Men have a lower graduate premium, as their earnings don't drop as much if they don't go to uni. But a male nailing a legal degree can still expect to earn £300,000 more than his non-graduate counterpart.
Not all degrees are worth the same - or even worth doing, the figures suggest. A male English grad is £120,000 worse off from studying (obviously not enough of them are doing the Graduate Diploma in Law (GDL) afterwards) and most "creative arts" graduate don't earn enough to trigger student loan repayments even after a decade. Onward argues that the number of "low value university courses" should be cut.
Predicting the future earnings premium of the average graduate is admittedly an uncertain business, and the researchers admit that their "stylised conclusions" are "experimental".

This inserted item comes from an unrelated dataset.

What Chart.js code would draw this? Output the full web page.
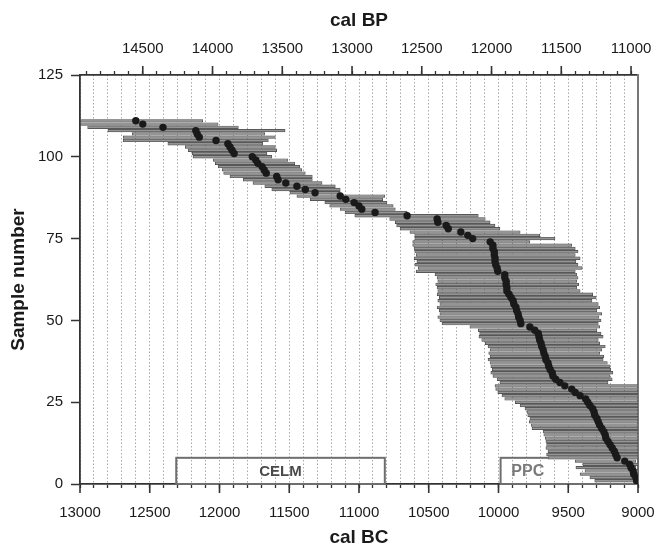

The calculations are partly based on data from the Department for Education, which keeps tabs on how much different degree holders earn after graduation. One year after completing their degree, students earn £17,200 on average - not particularly impressive compared to other disciplines, but then many will be sitting the Legal Practice Course (LPC) or Bar Professional Training Course (BPTC). As we reported last year, two-thirds of students earn under £20,000 six months after graduation, likely due to further study.
After ten years, the average law graduate earns £33,600 - around the same as computer scientists and 8th in the earnings league table.
Onward is a new think tank closely associated with the Conservative Party. The report was co-authored by Neil O'Brien, a Conservative MP.